Purchase this article with an account.
David W. Switzer, Jr., Michael Engelbert, Nicolas A. Yannuzzi, K. Bailey Freund; Conventional SD-OCT Macular Cube Scans and RPE/Drusen Maps May Fail to Detect Subretinal Drusenoid Deposits (Reticular Pseudodrusen) in Eyes with Age-related Macular Degeneration. Invest. Ophthalmol. Vis. Sci. 2011;52(14):156.
Download citation file:
© ARVO (1962-2015); The Authors (2016-present)
To demonstrate that current SD-OCT macular analysis algorithms may fail to detect the presence of subretinal drusenoid deposits (SDD) that are more readily detected with high-resolution line raster B-scans and/or curved en face reconstruction slabs (C-scan).
An observational case series of 5 eyes comparing the ability of various commercially available SD-OCT scanning systems and protocols to detect the presence of SDD.
In these 5 eyes, SDD were missed with lower resolution line scans used in standard macular cube protocols. Consequently, the drusen maps generated from these cube scans failed to demonstrate the presence of SDD (A). Manual segmentation on a C-scan slab ("RPE" algorithm and manual segmentation thickness of 37 µm moved above the RPE) clearly detected SDD (B; see arrows pointing to representative structures). High resolution averaged line B-scans were the most sensitive in detecting the presence of SDD but were limited by acquisition time and typically wide B-scan spacing.

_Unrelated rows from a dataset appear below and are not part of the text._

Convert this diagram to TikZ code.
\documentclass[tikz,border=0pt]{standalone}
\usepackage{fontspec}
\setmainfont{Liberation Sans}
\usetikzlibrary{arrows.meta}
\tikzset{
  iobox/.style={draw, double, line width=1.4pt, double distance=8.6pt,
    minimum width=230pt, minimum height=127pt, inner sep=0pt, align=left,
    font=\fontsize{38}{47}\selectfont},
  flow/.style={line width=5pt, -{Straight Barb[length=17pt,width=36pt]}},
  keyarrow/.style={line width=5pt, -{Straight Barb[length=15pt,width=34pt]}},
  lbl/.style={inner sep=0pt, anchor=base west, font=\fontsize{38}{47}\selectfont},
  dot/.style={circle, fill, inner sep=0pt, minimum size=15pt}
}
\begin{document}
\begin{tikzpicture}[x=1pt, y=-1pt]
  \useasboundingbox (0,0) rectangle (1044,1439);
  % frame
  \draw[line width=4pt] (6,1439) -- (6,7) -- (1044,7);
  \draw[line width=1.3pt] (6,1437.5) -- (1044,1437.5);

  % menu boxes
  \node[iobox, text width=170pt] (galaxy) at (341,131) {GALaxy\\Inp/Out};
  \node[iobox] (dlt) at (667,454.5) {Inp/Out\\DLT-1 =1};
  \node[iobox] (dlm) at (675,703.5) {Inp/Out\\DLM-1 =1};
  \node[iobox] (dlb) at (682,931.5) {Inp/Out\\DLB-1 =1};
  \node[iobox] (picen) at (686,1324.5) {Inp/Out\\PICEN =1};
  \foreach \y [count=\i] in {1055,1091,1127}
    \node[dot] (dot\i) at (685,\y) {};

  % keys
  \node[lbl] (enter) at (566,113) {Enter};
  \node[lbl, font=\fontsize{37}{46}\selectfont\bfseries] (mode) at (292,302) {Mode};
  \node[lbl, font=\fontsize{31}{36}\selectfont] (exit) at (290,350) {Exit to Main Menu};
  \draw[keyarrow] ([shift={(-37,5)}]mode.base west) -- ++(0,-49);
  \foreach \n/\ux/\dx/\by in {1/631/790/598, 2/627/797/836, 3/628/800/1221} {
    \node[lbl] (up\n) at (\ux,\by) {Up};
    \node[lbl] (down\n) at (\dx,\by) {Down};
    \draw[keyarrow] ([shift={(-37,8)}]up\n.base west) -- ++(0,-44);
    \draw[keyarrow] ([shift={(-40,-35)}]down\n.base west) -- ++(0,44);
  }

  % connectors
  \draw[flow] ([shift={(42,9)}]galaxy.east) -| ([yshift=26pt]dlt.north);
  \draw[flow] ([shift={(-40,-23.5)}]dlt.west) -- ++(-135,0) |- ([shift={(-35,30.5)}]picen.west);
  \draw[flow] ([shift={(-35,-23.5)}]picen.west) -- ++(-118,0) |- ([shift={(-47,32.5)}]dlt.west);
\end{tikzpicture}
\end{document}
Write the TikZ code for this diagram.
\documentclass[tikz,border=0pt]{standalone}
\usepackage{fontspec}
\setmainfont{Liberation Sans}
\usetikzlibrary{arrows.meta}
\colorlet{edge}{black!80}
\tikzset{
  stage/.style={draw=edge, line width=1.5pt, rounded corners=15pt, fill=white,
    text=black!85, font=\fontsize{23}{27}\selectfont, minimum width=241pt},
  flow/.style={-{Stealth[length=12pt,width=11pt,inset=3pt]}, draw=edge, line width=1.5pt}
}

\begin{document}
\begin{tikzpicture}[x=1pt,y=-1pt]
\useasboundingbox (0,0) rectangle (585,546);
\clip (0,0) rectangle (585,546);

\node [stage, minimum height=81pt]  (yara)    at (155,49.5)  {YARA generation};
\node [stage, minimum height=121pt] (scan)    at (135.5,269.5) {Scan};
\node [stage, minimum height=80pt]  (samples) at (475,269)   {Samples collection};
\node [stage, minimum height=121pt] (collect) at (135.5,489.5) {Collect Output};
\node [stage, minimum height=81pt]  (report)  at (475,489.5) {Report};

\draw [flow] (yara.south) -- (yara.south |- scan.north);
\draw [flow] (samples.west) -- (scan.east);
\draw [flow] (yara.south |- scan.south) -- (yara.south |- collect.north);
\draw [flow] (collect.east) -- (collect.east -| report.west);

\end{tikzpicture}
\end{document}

The presence of SDD in eyes with age-related macular degeneration is considered a risk factor for conversion to advanced AMD. Conventional SD-OCT scanning protocols are not reliable in detecting the presence and distribution of these important lesions due to the segmentation algorithm optimization for sub-RPE structures (C; SDD = triangles, Druse = circle, RPE = black line, RPE algorithm = red line). En face curved C-scan slabs cutting above the RPE contour demonstrate the distribution of these lesions, but this technique is currently limited by the lack of automation and resolution of current commercially available SD-OCT systems. With the advent of future medications aimed at altering the natural history of non-exudative AMD, sensitive, automated, and quantitative tracking of its course will become paramount.